The use of such phrases endorses and perpetuates the madness plaguing society, precluding any possibility of successful treatment. Any normal person would balk at saying “her penis” for aesthetic reasons, if no other.

Injecting this kind of poison will eventually kill the English language – there are only so many toxins it can absorb and still survive. It won’t die as a means of communication, only as a vehicle of coherent expression laden with useful, sometimes beautiful, nuances.

And when the language goes, everything else does, at least everything that matters. If the word was in the beginning, it’s not illogical to fear it may also spell the end. Notice that all social perversions and revolutionary upheavals started with an assault on language.

For words convey concepts and concepts convey thoughts. Hence whoever controls language imposes his reign on people’s minds, and that’s the worst – and longest-lasting – of all possible tyrannies.
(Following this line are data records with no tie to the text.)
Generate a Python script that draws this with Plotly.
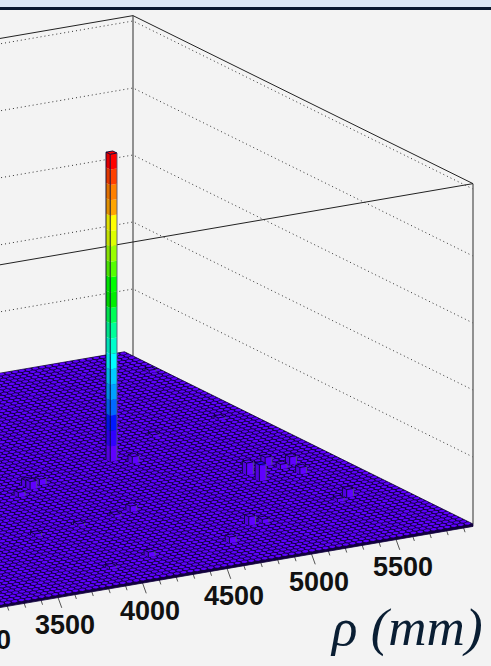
import numpy as np
import plotly.graph_objects as go

# ---------- data ----------
rho_major = [3000, 3500, 4000, 4500, 5000, 5500]
rho_labels = ["3000", "3500", "4000", "4500", "5000", "5500"]
rho_minor = [r for r in range(3000, 6000, 100) if r % 500 != 0]
rho_max = 5960
rho_bin = 40
n_cols = 82
z_grid = [500, 1000, 1500, 2000, 2500]
z_top = 2540
# raised cells: lower rho edge, column index, content
bar_rho = [4920, 5400, 5400, 5560, 5600, 5680, 5640, 4960, 5040, 4720, 5640, 5000, 4320, 4320, 4400, 4200, 4560, 4240,
           5320, 5760, 4440, 3920, 4200, 3960, 5880, 5560]
bar_col = [44, 31, 28, 33, 31, 32, 28, 13, 13, 8, 17, 42, 40, 39, 40, 37, 25, 8,
           50, 52, 24, 22, 23, 6, 73, 16]
bar_val = [2295, 90, 125, 67, 37, 60, 52, 67, 30, 45, 60, 52, 52, 60, 45, 37, 45, 37,
           20, 20, 22, 22, 20, 20, 20, 25]
palette = ["#6000ff", "#3000ff", "#0018ff", "#0068ff", "#00a0ff", "#00ccff", "#00ffff", "#00ffcc", "#00ff99", "#00ff55",
           "#00ee00", "#00ff00", "#55ff00", "#99ff00", "#ddff00", "#ffff00", "#ffa500", "#ff8000", "#ff4000", "#ff0000"]
left_palette = ["#5400e0", "#2a00e0", "#0015e0", "#005ce0", "#008ce0", "#00b3e0", "#00e0e0", "#00e0b3", "#00e086", "#00e04a",
                "#00d200", "#00e000", "#4ae000", "#86e000", "#c2e000", "#e0e000", "#e09000", "#e07000", "#e03800", "#e00000"]
level = 2295 / 20

# ---------- oblique view (page pixels) ----------
W, H = 491, 666
ORIGIN = (473.0, 524.0)
RHO_VEC = (6.76 / rho_bin, -1.16 / rho_bin)
COL_VEC = (-4.25, -2.10)
Z_SCALE = 0.134
SKIRT = 2.4


def P(rho, col, z=0.0):
    d = rho - rho_max
    return (ORIGIN[0] + d * RHO_VEC[0] + col * COL_VEC[0],
            ORIGIN[1] + d * RHO_VEC[1] + col * COL_VEC[1] - z * Z_SCALE)


def poly(points):
    xs = [p[0] for p in points] + [points[0][0]]
    ys = [p[1] for p in points] + [points[0][1]]
    return xs, ys


fig = go.Figure()


def line(pts, color, width, dash="solid"):
    fig.add_trace(go.Scatter(x=[p[0] for p in pts], y=[p[1] for p in pts], mode="lines", hoverinfo="skip",
                             line=dict(color=color, width=width, dash=dash)))


def fill(pts, color, lc=None, lw=0):
    xs, ys = poly(pts)
    fig.add_trace(go.Scatter(x=xs, y=ys, mode="lines", fill="toself", fillcolor=color, hoverinfo="skip",
                             line=dict(color=lc or color, width=lw)))


rho_low = 2800
# walls
for z in z_grid:
    line([P(rho_low, 80, z), P(rho_max, 80, z), P(rho_max, 0, z)], "#333333", 1, "1px,3px")
line([P(rho_max, 80, 0), P(rho_max, 80, z_top)], "#777777", 1.6)
line([P(rho_max, 0, 0), P(rho_max, 0, z_top)], "#777777", 1.6)
line([P(rho_low, 80, z_top), P(rho_max, 80, z_top), P(rho_max, 0, z_top)], "#222222", 1)
line([P(rho_low, 0, z_top), P(rho_max, 0, z_top)], "#222222", 1)

# ticks
for r in rho_minor:
    a = P(r, 0)
    line([a, (a[0] + 2.2, a[1] + 6.5)], "#555555", 1)
for r in rho_major:
    a = P(r, 0)
    line([a, (a[0] + 4.5, a[1] + 12.5)], "#555555", 1)

# floor base (dark) including the rim
corner = [P(rho_low, 0), (P(rho_low, 0)[0], P(rho_low, 0)[1] + SKIRT), (P(rho_max, 0)[0], P(rho_max, 0)[1] + SKIRT),
          P(rho_max, 0), P(rho_max, n_cols), P(rho_low, n_cols)]
fill(corner, "#12003f", "#10003a", 0.8)

# bright top of every cell
cx, cy = [], []
for r in range(rho_max - rho_bin, rho_low, -rho_bin):
    for c in range(n_cols):
        cell = [P(r, c), P(r + rho_bin, c), P(r + rho_bin, c + 1), P(r, c + 1)]
        if max(p[0] for p in cell) < -5 or min(p[0] for p in cell) > W + 5:
            continue
        m = np.mean(cell, axis=0)
        L = (np.array(cell[1]) - np.array(cell[3])) / 2
        S = (np.array(cell[2]) - np.array(cell[0])) / 2
        hexa = [m - 0.56 * L, m - 0.28 * L + 0.7 * S, m + 0.28 * L + 0.7 * S, m + 0.56 * L, m + 0.28 * L - 0.7 * S, m - 0.28 * L - 0.7 * S]
        xs, ys = poly([tuple(h) for h in hexa])
        cx += xs + [None]
        cy += ys + [None]
fig.add_trace(go.Scatter(x=cx, y=cy, mode="lines", fill="toself", fillcolor="#5f00ff", hoverinfo="skip",
                         line=dict(color="#5f00ff", width=0)))

# raised bars, back to front
order = sorted(range(len(bar_val)), key=lambda i: (-bar_col[i], -bar_rho[i]))
for i in order:
    r, c, v = bar_rho[i], bar_col[i], bar_val[i]
    n = int(np.ceil(v / level))
    for k in range(n):
        lo, hi = k * level, min((k + 1) * level, v)
        fill([P(r, c, lo), P(r, c + 1, lo), P(r, c + 1, hi), P(r, c, hi)], left_palette[k])
        fill([P(r, c, lo), P(r + rho_bin, c, lo), P(r + rho_bin, c, hi), P(r, c, hi)], palette[k])
    fill([P(r, c, v), P(r + rho_bin, c, v), P(r + rho_bin, c + 1, v), P(r, c + 1, v)], palette[n - 1], "#0a0030", 0.9)
    line([P(r, c + 1, 0), P(r, c + 1, v)], "#0a0a30", 0.9)
    line([P(r, c, 0), P(r, c, v)], "#0a0a30", 0.9)
    line([P(r + rho_bin, c, 0), P(r + rho_bin, c, v)], "#555577", 0.9)

# labels
ann = []
for r, t in zip(rho_major, rho_labels):
    a = P(r, 0)
    ann.append(dict(x=a[0] + 10 + 30, y=a[1] + 30, text=t, xanchor="right", yanchor="middle", showarrow=False,
                    font=dict(family="Liberation Sans", size=27, color="#111111", weight="bold")))
ann.append(dict(x=485, y=627, text="ρ (mm)", xanchor="right", yanchor="middle", showarrow=False,
                font=dict(family="Liberation Serif", size=53, color="#0a1e33", style="italic")))

fig.update_layout(
    width=W, height=H, margin=dict(l=0, r=0, t=0, b=0), showlegend=False,
    paper_bgcolor="#f3f3f3", plot_bgcolor="#f3f3f3", annotations=ann,
    xaxis=dict(range=[0, W], visible=False, fixedrange=True),
    yaxis=dict(range=[H, 0], visible=False, fixedrange=True),
    shapes=[
        dict(type="rect", xref="x", yref="y", x0=0, x1=W, y0=0, y1=7, fillcolor="#dbe8f3", line_width=0, layer="above"),
        dict(type="rect", xref="x", yref="y", x0=0, x1=W, y0=7, y1=10, fillcolor="#0a1a2e", line_width=0, layer="above"),
    ],
)
fig.write_html("out.html", config={"displayModeBar": False},
               post_script="document.body.style.margin='0';document.body.style.overflow='hidden';")
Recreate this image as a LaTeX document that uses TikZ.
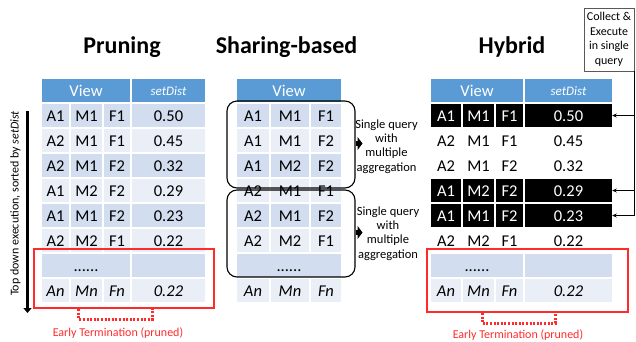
\documentclass[tikz,border=0pt]{standalone}
\usepackage{fontspec}
\setmainfont{Carlito}
\usetikzlibrary{arrows.meta}

\definecolor{hdrblue}{HTML}{5B9BD5}
\definecolor{banddark}{HTML}{D2DEEF}
\definecolor{bandlight}{HTML}{EAEFF7}
\definecolor{termred}{HTML}{FF2B2B}
\definecolor{boxgray}{HTML}{595959}

% column geometry of the table being drawn: centre and width of each column
\newcommand\setcols[8]{%
  \def\cxA{#1}\def\cwA{#2}\def\cxB{#3}\def\cwB{#4}%
  \def\cxC{#5}\def\cwC{#6}\def\cxD{#7}\def\cwD{#8}}
\newcommand\setspan[2]{\def\spanx{#1}\def\spanw{#2}}

% one row of four cells: name, y, fill, text colour, four texts
\newcommand\qrow[8]{%
  \node[cell,fill=#3,text=#4,minimum width=\cwA] (#1a) at (\cxA,#2) {#5};
  \node[cell,fill=#3,text=#4,minimum width=\cwB] (#1b) at (\cxB,#2) {#6};
  \node[cell,fill=#3,text=#4,minimum width=\cwC] (#1c) at (\cxC,#2) {#7};
  \node[cell,fill=#3,text=#4,minimum width=\cwD] (#1d) at (\cxD,#2) {#8};}
% one row of three cells
\newcommand\trow[7]{%
  \node[cell,fill=#3,text=#4,minimum width=\cwA] (#1a) at (\cxA,#2) {#5};
  \node[cell,fill=#3,text=#4,minimum width=\cwB] (#1b) at (\cxB,#2) {#6};
  \node[cell,fill=#3,text=#4,minimum width=\cwC] (#1c) at (\cxC,#2) {#7};}

\begin{document}
\begin{tikzpicture}[x=1pt,y=-1pt,
  cell/.style={inner sep=0pt,minimum height=23pt,text height=11pt,text depth=0pt,
    font=\fontsize{16.5}{19}\selectfont},
  hdrsd/.style={cell,fill=hdrblue,text=white,text height=9pt,
    font=\itshape\fontsize{13}{15}\selectfont},
  title/.style={anchor=base,inner sep=0pt,font=\bfseries\fontsize{24}{28}\selectfont},
  note/.style={align=center,inner sep=0pt,font=\fontsize{12.5}{14.3}\selectfont},
  cutbox/.style={draw=termred,line width=1.3pt,inner sep=0pt},
  bracket/.style={draw=termred,line width=3pt,dash pattern=on 2pt off 1.6pt},
  termtext/.style={inner sep=0pt,text=termred,font=\fontsize{12}{14}\selectfont},
  groupbox/.style={draw,line width=1.1pt,rounded corners=10pt,inner sep=0pt},
  fatarrow/.style={line width=5pt,-{Triangle[length=5pt,width=13pt]}},
  conn/.style={line width=0.9pt,-{Stealth[length=4.5pt,width=4pt]}}]

\useasboundingbox (0,0) rectangle (636,341);

% ---------------- titles ----------------
\node[title] (tprune) at (122,53) {Pruning};
\node[title] (tshare) at (286.5,53) {Sharing-based};
\node[title] (thybrid) at (512,53) {Hybrid};

% ---------------- pruning table ----------------
\setcols{55.5}{27}{86.5}{31}{117}{26}{168.5}{73}
\setspan{86}{88}
\node[cell,fill=hdrblue,text=white,minimum width=\spanw] (phv) at (\spanx,90.5) {View};
\node[hdrsd,minimum width=\cwD] (phs) at (\cxD,90.5) {setDist};
\qrow{p1}{115.5}{banddark}{black}{A1}{M1}{F1}{0.50}
\qrow{p2}{140.5}{bandlight}{black}{A2}{M1}{F1}{0.45}
\qrow{p3}{165.5}{banddark}{black}{A2}{M1}{F2}{0.32}
\qrow{p4}{190.5}{bandlight}{black}{A1}{M2}{F2}{0.29}
\qrow{p5}{215.5}{banddark}{black}{A1}{M1}{F2}{0.23}
\qrow{p6}{240.5}{bandlight}{black}{A2}{M2}{F1}{0.22}
\node[cell,fill=banddark,minimum width=\spanw] (p7a) at (\spanx,265.5) {......};
\node[cell,fill=banddark,minimum width=\cwD] (p7d) at (\cxD,265.5) {};
\qrow{p8}{290.5}{bandlight}{black}{\textit{An}}{\textit{Mn}}{\textit{Fn}}{\textit{0.22}}

% execution order arrow
\coordinate (ltop) at (27.5,111);
\coordinate (lbot) at (27.5,313);
\draw[line width=3pt,-{Triangle[length=5pt,width=8pt]}] (ltop) -- (lbot);
\node[rotate=90,inner sep=0pt,font=\fontsize{12}{14}\selectfont] (ldesc) at (15.5,203.5)
  {Top down execution, sorted by \textit{setDist}};

% pruned part
\node[cutbox,minimum width=180pt,minimum height=59pt] (pcut) at (124,278.5) {};
\coordinate (pbl) at (78.5,309);
\coordinate (pbr) at (152.5,309);
\draw[bracket] (pbl) -- ++(0,10) -| (pbr);
\node[termtext] (pnote) at (118,333.5) {Early Termination (pruned)};

% ---------------- sharing-based table ----------------
\setcols{253}{32}{290}{38}{326}{30}{0}{0}
\setspan{289}{104}
\node[cell,fill=hdrblue,text=white,minimum width=\spanw] (shv) at (\spanx,90.5) {View};
\trow{s1}{115.5}{banddark}{black}{A1}{M1}{F1}
\trow{s2}{140.5}{bandlight}{black}{A1}{M1}{F2}
\trow{s3}{165.5}{banddark}{black}{A1}{M2}{F2}
\trow{s4}{190.5}{bandlight}{black}{A2}{M1}{F1}
\trow{s5}{215.5}{banddark}{black}{A2}{M1}{F2}
\trow{s6}{240.5}{bandlight}{black}{A2}{M2}{F1}
\node[cell,fill=banddark,minimum width=\spanw] (s7a) at (\spanx,265.5) {......};
\trow{s8}{290.5}{bandlight}{black}{\textit{An}}{\textit{Mn}}{\textit{Fn}}

% query groups
\node[groupbox,minimum width=128pt,minimum height=87pt] (share1) at (291,144.5) {};
\node[groupbox,minimum width=128pt,minimum height=87pt] (share2) at (291,233.5) {};
\node[note] (lab1) at (386.5,146.5) {Single query\\with\\multiple\\aggregation};
\node[note] (lab2) at (388,233.5) {Single query\\with\\multiple\\aggregation};
\coordinate (tip1) at (362.5,143.5);
\coordinate (tip2) at (362.5,232.5);
\draw[fatarrow] (share1.east |- tip1) -- (tip1);
\draw[fatarrow] (share2.east |- tip2) -- (tip2);

% ---------------- hybrid table ----------------
\setcols{446}{30}{478.5}{31}{509.5}{27}{568.5}{87}
\setspan{477}{92}
\node[cell,fill=hdrblue,text=white,minimum width=\spanw] (hhv) at (\spanx,90.5) {View};
\node[hdrsd,minimum width=\cwD] (hhs) at (\cxD,90.5) {setDist};
\qrow{h1}{115.5}{black}{white}{A1}{M1}{F1}{0.50}
\qrow{h2}{140.5}{white}{black}{A2}{M1}{F1}{0.45}
\qrow{h3}{165.5}{white}{black}{A2}{M1}{F2}{0.32}
\qrow{h4}{190.5}{black}{white}{A1}{M2}{F2}{0.29}
\qrow{h5}{215.5}{black}{white}{A1}{M1}{F2}{0.23}
\qrow{h6}{240.5}{white}{black}{A2}{M2}{F1}{0.22}
\node[cell,fill=banddark,minimum width=\spanw] (h7a) at (\spanx,265.5) {......};
\node[cell,fill=banddark,minimum width=\cwD] (h7d) at (\cxD,265.5) {};
\qrow{h8}{290.5}{bandlight}{black}{\textit{An}}{\textit{Mn}}{\textit{Fn}}{\textit{0.22}}

% pruned part
\node[cutbox,minimum width=201pt,minimum height=63pt] (hcut) at (527.5,280.5) {};
\coordinate (hbl) at (482,313);
\coordinate (hbr) at (555,313);
\draw[bracket] (hbl) -- ++(0,10) -| (hbr);
\node[termtext] (hnote) at (518,335.5) {Early Termination (pruned)};

% collected single query
\node[draw=boxgray,line width=0.9pt,minimum width=50pt,minimum height=63pt,inner sep=0pt,
  align=center,font=\fontsize{12}{14.5}\selectfont] (collect) at (609,39.5)
  {Collect \&\\Execute\\in single\\query};
\draw[conn] (collect.south east) |- (h1d.east);
\draw[conn] (collect.south east) |- (h4d.east);
\draw[conn] (collect.south east) |- (h5d.east);

\end{tikzpicture}
\end{document}
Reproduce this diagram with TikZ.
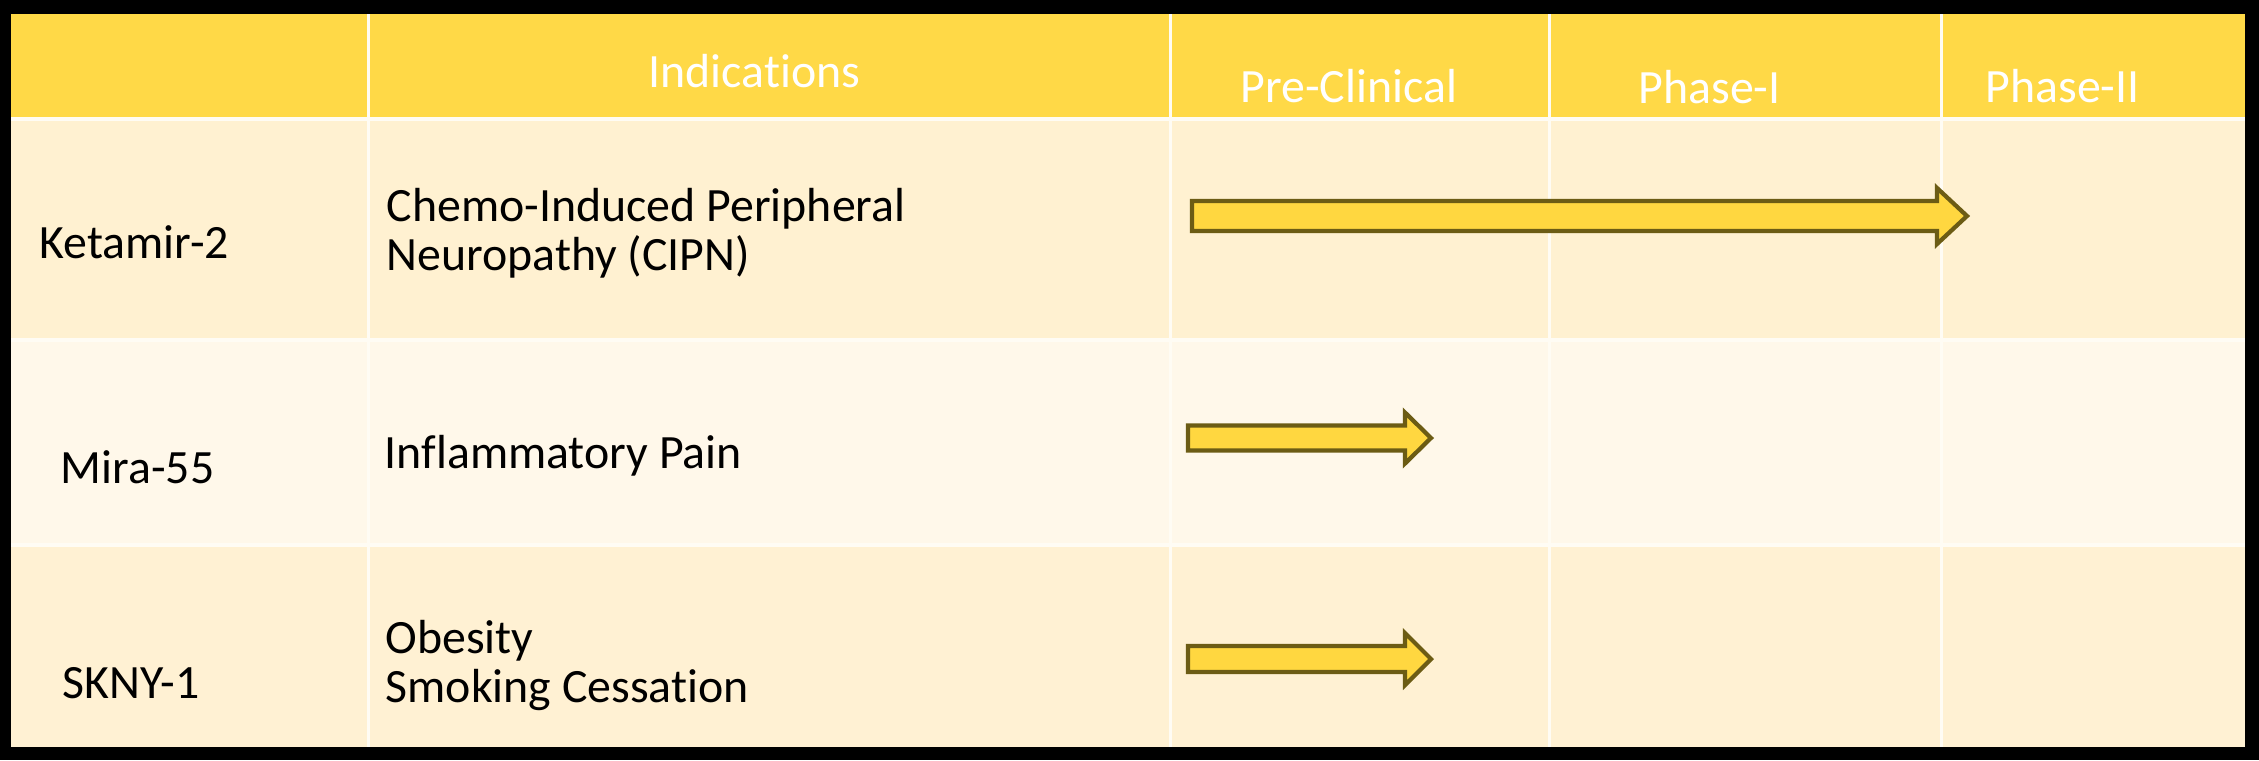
\documentclass[tikz,border=0pt]{standalone}
\usepackage{fontspec}
\setmainfont{Carlito}[Ligatures=NoCommon]
\definecolor{hdrfill}{RGB}{255,217,71}
\definecolor{rowa}{RGB}{255,241,209}
\definecolor{rowb}{RGB}{255,248,234}
\definecolor{rowc}{RGB}{255,241,211}
\definecolor{gridline}{RGB}{255,252,244}
\definecolor{arrowfill}{RGB}{255,215,64}
\definecolor{arrowline}{RGB}{108,92,20}
\begin{document}
\begin{tikzpicture}[x=0.01cm,y=-0.01cm,
  txt/.style={anchor=base west, inner sep=0pt, font=\fontsize{13.6}{13.95}\selectfont},
  hdrtxt/.style={txt, text=white},
  bodytxt/.style={txt, text=black},
  phasearrow/.style={fill=arrowfill, draw=arrowline, line width=1.2pt, line join=miter}]
% background and bounding box
\fill[black] (0,0) rectangle (2259,760);
\useasboundingbox (0,0) rectangle (2259,760);
\fill[gridline] (11,14) rectangle (2245,747);
% table cells
\foreach \xa/\xb in {11/367,370/1169,1172/1548,1551/1940,1943/2245}{
  \fill[hdrfill] (\xa,14) rectangle (\xb,117);
  \fill[rowa] (\xa,121) rectangle (\xb,338);
  \fill[rowb] (\xa,342) rectangle (\xb,543);
  \fill[rowc] (\xa,547) rectangle (\xb,747);
}
% header texts
\node[hdrtxt] (hInd) at (648,87) {Indications};
\node[hdrtxt] (hPre) at (1240,102) {Pre-Clinical};
\node[hdrtxt] (hP1) at (1638,103) {Phase-I};
\node[hdrtxt] (hP2) at (1985,102) {Phase-II};
% body texts
\node[bodytxt] (ket) at (39,258) {Ketamir-2};
\node[bodytxt] (cipn) at (386,221) {\begin{tabular}[t]{@{}l@{}}Chemo-Induced Peripheral\\Neuropathy (CIPN)\end{tabular}};
\node[bodytxt] (mira) at (60,483) {Mira-55};
\node[bodytxt] (infl) at (384,468) {Inflammatory Pain};
\node[bodytxt] (skny) at (62,698) {SKNY-1};
\node[bodytxt] (obes) at (385,653) {\begin{tabular}[t]{@{}l@{}}Obesity\\Smoking Cessation\end{tabular}};
% progress arrows
\draw[phasearrow] (1192,201) -- (1937,201) -- (1937,188) -- (1967,216) -- (1937,244) -- (1937,231) -- (1192,231) -- cycle;
\draw[phasearrow] (1188,425.5) -- (1405,425.5) -- (1405,412.5) -- (1431,438) -- (1405,463.5) -- (1405,450.5) -- (1188,450.5) -- cycle;
\draw[phasearrow] (1188,646) -- (1405,646) -- (1405,633) -- (1431,659) -- (1405,685) -- (1405,672) -- (1188,672) -- cycle;
\end{tikzpicture}
\end{document}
Political tyrants can be deposed in minutes, the shackles of economic bondage can also be shed quickly. But despotism imposed on people’s minds takes permanent residence there, and it may take centuries to abrogate its squatting rights.

So fine, if His Honour thinks nine years, in reality no more than five, is an adequate punishment for a brutal rapist with a history of sex offences, let’s not quibble. But what sentence would you suggest His Honour and both counsel merit for raping the English language and what’s left of collective sanity?

All sorts of bloodthirsty ideas are crossing my mind, but I’ll keep them in check. Perhaps if “Miss” Crawford used “her penis”, and Mr Crawford his, to rape, respectively, the women and men involved, it would be fitting and sufficient punishment replete with poetic justice.

Striking them off afterwards wouldn’t go amiss either. In a country ruled by law, crazy laws will impose a crazy rule. And the only way to keep the law sane is to rid the ranks of its practitioners of crazed saboteurs.  

3 thoughts on ““Her penis”, don’t you just love it?”

  1. My first thought was of “My Fair Lady” and Henry Higgins’ declaration: “By law she should be taken out and hung, for the cold-blooded murder of the English tongue.” A bit harsh, perhaps, but a case could be made (if we fail in criminal court, we can always try civil). And thinking of hanging led to Mark Twain’s “A Burlesque Autobiography”: “This is a scathing rebuke to old dead Froissart’s poor witticism that our family tree never had but one limb to it, and that that one stuck out at right angles, and bore fruit winter, and summer.” Twain is one of my favorite authors, but I don’t read him five to six days a week, as I do Boot.

  2. Although you are right, Mr Boot, to be concerned at the possibility of too light a sentence for rapists and other recidivists, I would direct your attention to BAILLI, where you will find reports of current legal cases which reveal that there exists a substantial number/class of prison inmates who are kept in custody long after their nominal sentence has ended. Their continued incarceration is reviewed in a systematic fashion and they are able to request review, but it appears as though they are actually imprisoned until the chance of re-offending is judged to be minimal. However, I do not know what brings a prisoner into this category.

    Perhaps the UK public ia, in fact, well protected.

  3. ” she’ll probably be out in less than five years, entering the free population with her penis at the ready and looking for action”

    Tell Lexi-Rose he can only be assigned to a prison for women if he has his entire pudenda cut off first. I can hardly wait for the response.